NEW DELHI – The U.S. Commission on International Religious Freedom (USCIRF) on Wednesday voiced disappointment over the Indian government's failure to issue visas to its delegation to enter the South Asian country.
A USCIRF delegation had planned to meet with officials, religious leaders and civil society activists to discuss religious freedom conditions but was again denied visas. Their first attempt to visit the country failed in 2001. Their June 12 visit would have been the Commission's first to India.
"We are particularly disappointed by the new Indian government's refusal to facilitate an official U.S. delegation to discuss religious freedom issues and government measures to counter communal violence, which has a religious component," said Commission chair Felice D. Gaer.
"Our Commission has visited China, Russia, Saudi Arabia, and over 20 other countries. India, a close ally of the United States, has been unique among democracies in delaying and denying USCIRF's ability to visit. USCIRF has been requesting visits since 2001," Gaer noted.
Last month, the Commission released its annual report on religious freedom in countries around the world but delayed its India section because of the planned USCIRF trip.
"We wanted to hear from all sectors of Indian society, and allow these diverse perspectives to shape our report," said Gaer.
Although the Commission obtained U.S. State Department support, made travel arrangements, and requested meetings with a variety of officials for the June 12 visit, the Indian government still refused to issue visas and did not offer alternative dates for a visit.
The denial of visas came just days after a noted Hindu pontiff opposed the scheduled visit by a foreign delegation.

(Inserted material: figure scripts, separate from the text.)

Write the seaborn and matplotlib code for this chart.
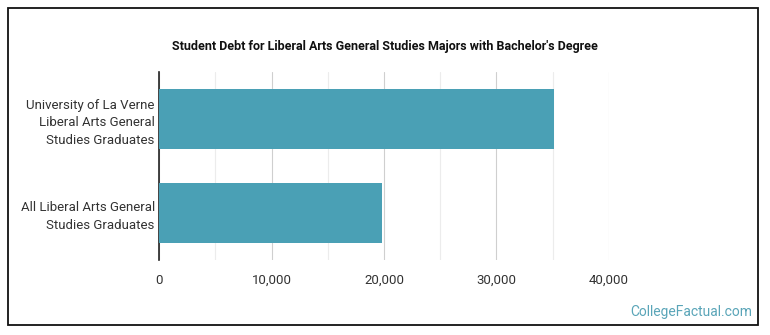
import matplotlib.pyplot as plt
import matplotlib.patches as patches
from matplotlib.ticker import MultipleLocator, FuncFormatter
import seaborn as sns
import pandas as pd

categories = [
    "University of La Verne\nLiberal Arts General\nStudies Graduates",
    "All Liberal Arts General\nStudies Graduates",
]
debt = [35100, 19800]

df = pd.DataFrame({"group": categories, "debt": debt})

sns.set_theme(style="white")
plt.rcParams['font.family'] = ['Roboto', 'DejaVu Sans']

fig = plt.figure(figsize=(7.7, 3.35), dpi=100)
ax = fig.add_axes([0.2065, 0.224, 0.5844, 0.561])

sns.barplot(data=df, x="debt", y="group", color="#4aa0b5", saturation=1,
            width=0.64, ax=ax, zorder=3, linewidth=0)

ax.set_xlim(0, 40000)
ax.set_ylim(1.5, -0.5)
ax.xaxis.set_major_locator(MultipleLocator(10000))
ax.xaxis.set_minor_locator(MultipleLocator(5000))
ax.xaxis.set_major_formatter(FuncFormatter(lambda v, p: f"{int(v):,}"))
ax.grid(axis="x", which="major", color="#cfcfcf", linewidth=0.8, zorder=0)
ax.grid(axis="x", which="minor", color="#ececec", linewidth=0.8, zorder=0)
ax.set_axisbelow(True)

for s in ["top", "right", "bottom"]:
    ax.spines[s].set_visible(False)
ax.spines["left"].set_color("#222222")
ax.spines["left"].set_linewidth(1.2)
ax.tick_params(axis="both", which="both", length=0, labelsize=9.5,
               labelcolor="#333333")
ax.tick_params(axis="x", pad=10)
ax.tick_params(axis="y", pad=3)
for lbl in ax.get_yticklabels():
    lbl.set_linespacing(1.45)
ax.set_xlabel("")
ax.set_ylabel("")

fig.text(0.5, 0.862, "Student Debt for Liberal Arts General Studies Majors with Bachelor's Degree",
         ha="center", va="center", fontsize=9, fontweight="bold", color="#111111")
fig.text(0.977, 0.068, "CollegeFactual.com", ha="right", va="center",
         fontsize=10, color="#5aa5b8")

border = patches.Rectangle((8 / 770, 10 / 335), 750 / 770, 317 / 335,
                           transform=fig.transFigure, fill=False,
                           edgecolor="#111111", linewidth=1.3)
fig.add_artist(border)

fig.savefig("out.png", dpi=100)
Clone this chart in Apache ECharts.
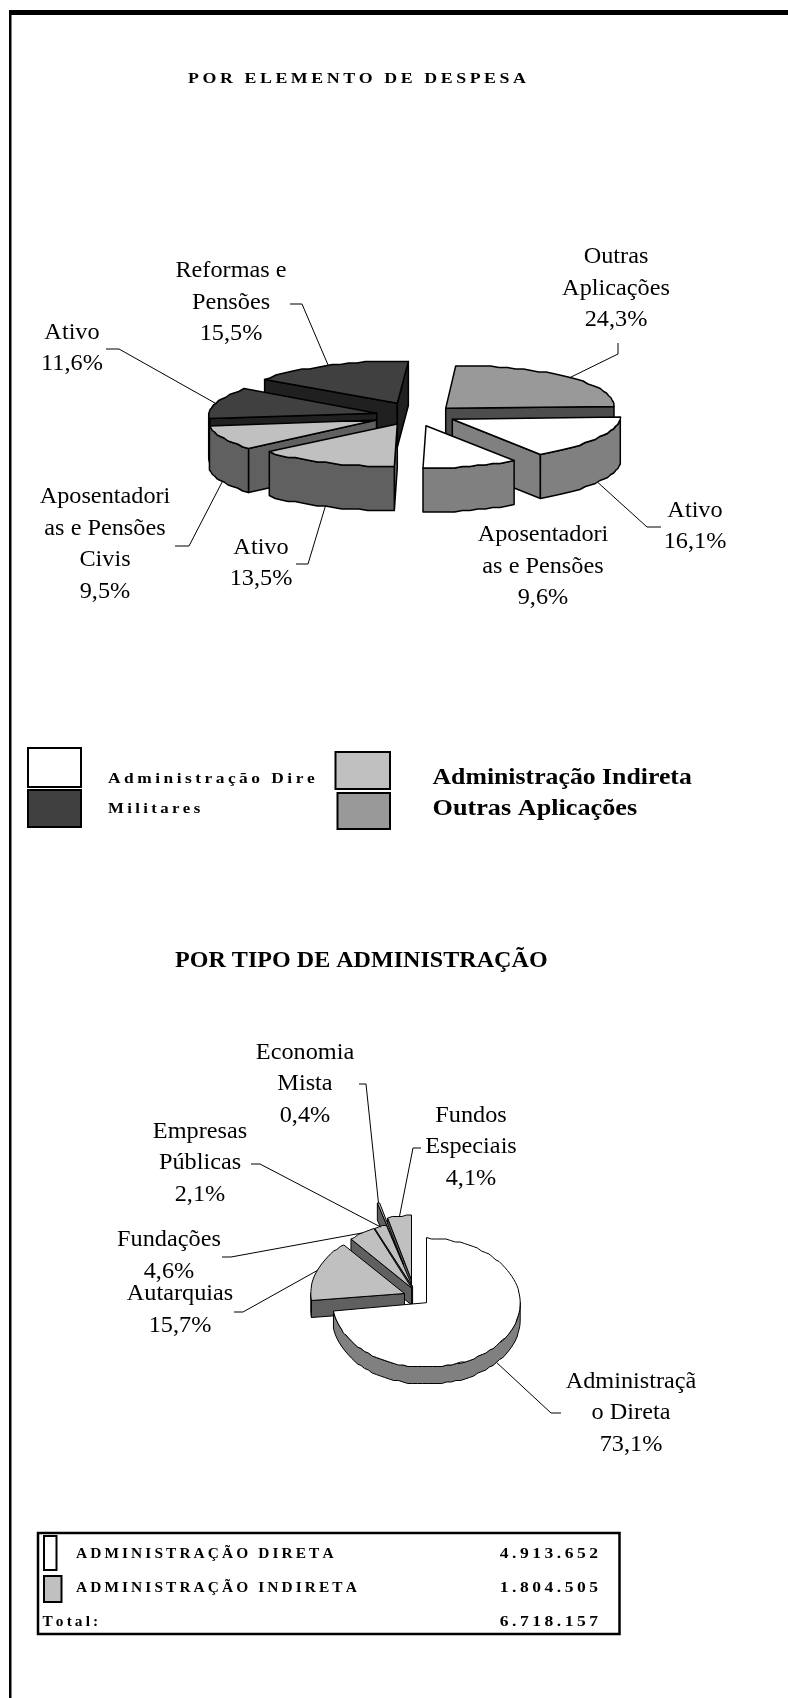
<!DOCTYPE html>
<html>
<head>
<meta charset="utf-8">
<title>Despesa</title>
<script src="https://cdn.jsdelivr.net/npm/echarts@6/dist/echarts.min.js"></script>
<style>
    html, body { margin: 0; padding: 0; background: #fff; }
    #main { width: 788px; height: 1698px; }
</style>
</head>
<body>
<div id="main"></div>
<script>
    // chart data
    const despesaNames = ['Outras\nAplicações', 'Ativo', 'Aposentadori\nas e Pensões', 'Ativo', 'Aposentadori\nas e Pensões\nCivis', 'Ativo', 'Reformas e\nPensões']
    const despesaValues = [24.3, 16.1, 9.6, 13.5, 9.5, 11.6, 15.5]
    const tipoNames = ['Administraçã\no Direta', 'Autarquias', 'Fundações', 'Empresas\nPúblicas', 'Economia\nMista', 'Fundos\nEspeciais']
    const tipoValues = [73.1, 15.7, 4.6, 2.1, 0.4, 4.1]
    const legendLeft = ['Administração Dire', 'Militares']
    const legendRight = ['Administração Indireta', 'Outras Aplicações']
    const tableNames = ['ADMINISTRAÇÃO DIRETA', 'ADMINISTRAÇÃO INDIRETA', 'Total:']
    const tableValues = ['4.913.652', '1.804.505', '6.718.157']

    // look of the two pies, slices clockwise from 12 o'clock
    const WHITE = '#ffffff', LIGHT = '#c0c0c0', MID = '#999999', DARK = '#404040'
    const despesaLook = {
        rx: 168, ry: 42.5, depth: 44, skewTop: 10, skewBottom: 3, narrow: 0.06, line: 1.5,
        order: [6, 0, 5, 4, 3, 1, 2],
        apex: [[445.7, 408.3], [452.3, 419.3], [426, 425.7], [397.3, 424], [376.5, 420], [376.7, 413.3], [397.3, 403.3]],
        top: [MID, WHITE, WHITE, LIGHT, LIGHT, DARK, DARK],
        side: ['#4d4d4d', '#808080', '#808080', '#606060', '#606060', '#202020', '#202020'],
        label: [[616, 288.5], [695, 526.5], [543, 566.5], [261, 563.5], [105, 544.5], [72, 348.5], [231, 302.5]],
        elbow: [[[618, 343], [618, 354]], [[661, 527], [647, 527]], null, [[296, 564], [308, 564]], [[175, 546], [189, 546]], [[106, 349], [119, 349]], [[290, 304], [302, 304]]]
    }
    const tipoLook = {
        rx: 93.7, ry: 64.5, depth: 17, skewTop: 0, skewBottom: 0, narrow: 0, line: 1,
        order: [5, 4, 3, 2, 1, 0],
        apex: [[426.5, 1302.7], [404.5, 1293.5], [411.6, 1288], [412.6, 1287], [403.5, 1264.7], [411.5, 1280]],
        top: [WHITE, LIGHT, LIGHT, LIGHT, LIGHT, LIGHT],
        side: ['#808080', '#606060', '#606060', '#606060', '#606060', '#606060'],
        label: [[631, 1413], [180, 1310], [169, 1256], [200, 1163], [305, 1084], [471, 1147]],
        elbow: [[[561, 1413], [551, 1413]], [[234, 1312], [243, 1312]], [[222, 1257], [231, 1257]], [[251, 1164], [260, 1164]], [[359, 1084], [366, 1084]], [[421, 1148], [413, 1148]]]
    }

    const spaced = (str, sep) => str.split('').join(sep || '\u2009')
    const percent = v => v.toFixed(1).replace('.', ',') + '%'

    function pieItem(values, names, look) {
        // cumulative angles in degrees
        const from = []
        let sum = 0
        values.forEach(v => { from.push(sum * 3.6); sum += v })

        return function (params, api) {
            const i = api.value(0)
            const a0 = from[i]
            const a1 = a0 + api.value(1) * 3.6
            const [cx, cy] = look.apex[i]

            const edge = deg => {
                const t = deg * Math.PI / 180
                const c = Math.cos(t)
                const s = Math.sin(t)
                // lower right quarter is drawn a bit narrower in the original
                const rx = c < 0 && s > 0 ? look.rx * (1 + look.narrow * c) : look.rx
                const x = cx + rx * s + c * (c > 0 ? look.skewTop : look.skewBottom)
                // the rim of the original is a little stepped
                return [x, Math.round((cy - look.ry * c) / 1.5) * 1.5]
            }
            const down = p => [p[0], p[1] + look.depth]
            const arc = (s, e) => {
                const pts = []
                const n = Math.max(1, Math.round((e - s) / 3))
                for (let k = 0; k <= n; k++) pts.push(edge(s + (e - s) * k / n))
                return pts
            }
            const face = (points, fill) => ({
                type: 'polygon',
                shape: { points },
                style: { fill, stroke: '#000', lineWidth: look.line, lineJoin: 'round' }
            })
            const cut = a => {
                const p = edge(a)
                return face([[cx, cy], p, down(p), [cx, cy + look.depth]], look.side[i])
            }

            const children = []
            // only the cut faces turned towards the viewer
            if (a0 >= 180) children.push(cut(a0))
            if (a1 <= 180 || a1 > 359.9) children.push(cut(a1))
            const w0 = Math.max(a0, 90), w1 = Math.min(a1, 270)
            if (w0 < w1) {
                const rim = arc(w0, w1)
                children.push(face(rim.concat(rim.map(down).reverse()), look.side[i]))
            }
            children.push(face([[cx, cy]].concat(arc(a0, a1)), look.top[i]))

            // leader line lands on the middle of the slice's rim
            if (look.elbow[i]) {
                const mid = (a0 + a1) / 2
                const tip = mid > 90 && mid < 270 ? down(edge(mid)) : edge(mid)
                children.push({
                    type: 'polyline',
                    shape: { points: look.elbow[i].concat([tip]) },
                    style: { fill: 'none', stroke: '#000', lineWidth: 1 }
                })
            }
            children.push({
                type: 'text',
                x: look.label[i][0],
                y: look.label[i][1],
                scaleX: 1.055,
                style: {
                    text: names[i] + '\n' + percent(values[i]),
                    font: '23px "Liberation Serif"',
                    lineHeight: 31.5,
                    fill: '#000',
                    align: 'center',
                    verticalAlign: 'middle'
                }
            })
            return { type: 'group', children }
        }
    }

    function pieSeries(values, names, look) {
        return {
            type: 'custom',
            coordinateSystem: 'none',
            silent: true,
            animation: false,
            clip: false,
            renderItem: pieItem(values, names, look),
            data: look.order.map(i => [i, values[i]])
        }
    }

    const box = (x, y, w, h, fill) => ({
        type: 'rect',
        shape: { x, y, width: w, height: h },
        style: { fill, stroke: '#000', lineWidth: 2 }
    })
    const label = (x, y, text, font, stretch, align) => ({
        type: 'text',
        x, y,
        scaleX: stretch,
        style: { text, font, fill: '#000', align: align || 'left', verticalAlign: 'middle' }
    })

    const serif = '"Liberation Serif"'
    const graphics = [
        // page frame
        { type: 'rect', shape: { x: 9, y: 10, width: 779, height: 5 }, style: { fill: '#000' } },
        { type: 'rect', shape: { x: 9, y: 10, width: 2.5, height: 1688 }, style: { fill: '#000' } },
        // titles
        label(188, 79, spaced('POR ELEMENTO DE DESPESA'), 'bold 15px ' + serif, 1.19),
        label(175, 961, 'POR TIPO DE ADMINISTRAÇÃO', 'bold 23px ' + serif, 1.047),
        // legend
        box(28, 748, 53, 39, WHITE),
        box(28, 790, 53, 37, DARK),
        box(335.5, 752, 54.5, 37, LIGHT),
        box(337.5, 793, 52.5, 36, MID),
        label(108, 779, spaced(legendLeft[0]), 'bold 15px ' + serif, 1.16),
        label(108, 809, spaced(legendLeft[1]), 'bold 15px ' + serif, 1.12),
        label(432.5, 778, legendRight[0], 'bold 23px ' + serif, 1.12),
        label(432.5, 809, legendRight[1], 'bold 23px ' + serif, 1.14),
        // table
        { type: 'rect', shape: { x: 38, y: 1533, width: 581.5, height: 101 }, style: { fill: 'none', stroke: '#000', lineWidth: 2.5 } },
        box(44, 1536, 12.5, 34, WHITE),
        box(44, 1576, 17.5, 26, LIGHT)
    ]
    const rowY = [1554.5, 1588.5, 1622.5]
    tableNames.forEach((name, i) => {
        graphics.push(label(i < 2 ? 76 : 42.5, rowY[i], spaced(name), 'bold 14px ' + serif, 1.1))
        graphics.push(label(598, rowY[i], spaced(tableValues[i]), 'bold 15px ' + serif, 1.17, 'right'))
    })

    let myChart = echarts.init(document.getElementById('main'))
    myChart.setOption({
        backgroundColor: '#fff',
        animation: false,
        graphic: graphics,
        series: [
            pieSeries(despesaValues, despesaNames, despesaLook),
            pieSeries(tipoValues, tipoNames, tipoLook)
        ]
    })
</script>
</body>
</html>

"We will not allow interference in our internal religious affairs by external bodies. We see it as an intrusive mechanism of a foreign government which is interfering with the internal affairs of India," said Shankaracharya Jayendra Saraswathi of Kanchi Kamakoti Peetham.
USCIRF commissioners planned to discuss the status of religious freedom as well as the communal and anti-Christian violence that broke out again last year. Last August, Christians in the state of Orissa were attacked and their homes and churches were burned by Hindu extremists who blamed the Christian minority for the death of their leader. With little money and fear of more violence, thousands remain in displacement camps today.
The USCIRF delegation was hoping to discuss the Indian government's response to the violence, and its development of preventive strategies at the local and national levels. According to information before USCIRF, the Indian justice system has prosecuted only a handful of persons responsible for communal violence and related abuses since the mid 1980s.
USCIRF is an independent, bipartisan U.S. federal government commission. Commissioners are appointed by the U.S. President and congressional leaders. In 2002, the Commission had recommended India be designated as a "Country of Particular Concern" (CPC), citing severe violations of religious freedom. That label was removed in 2005 but the Commission has continued to monitor the country.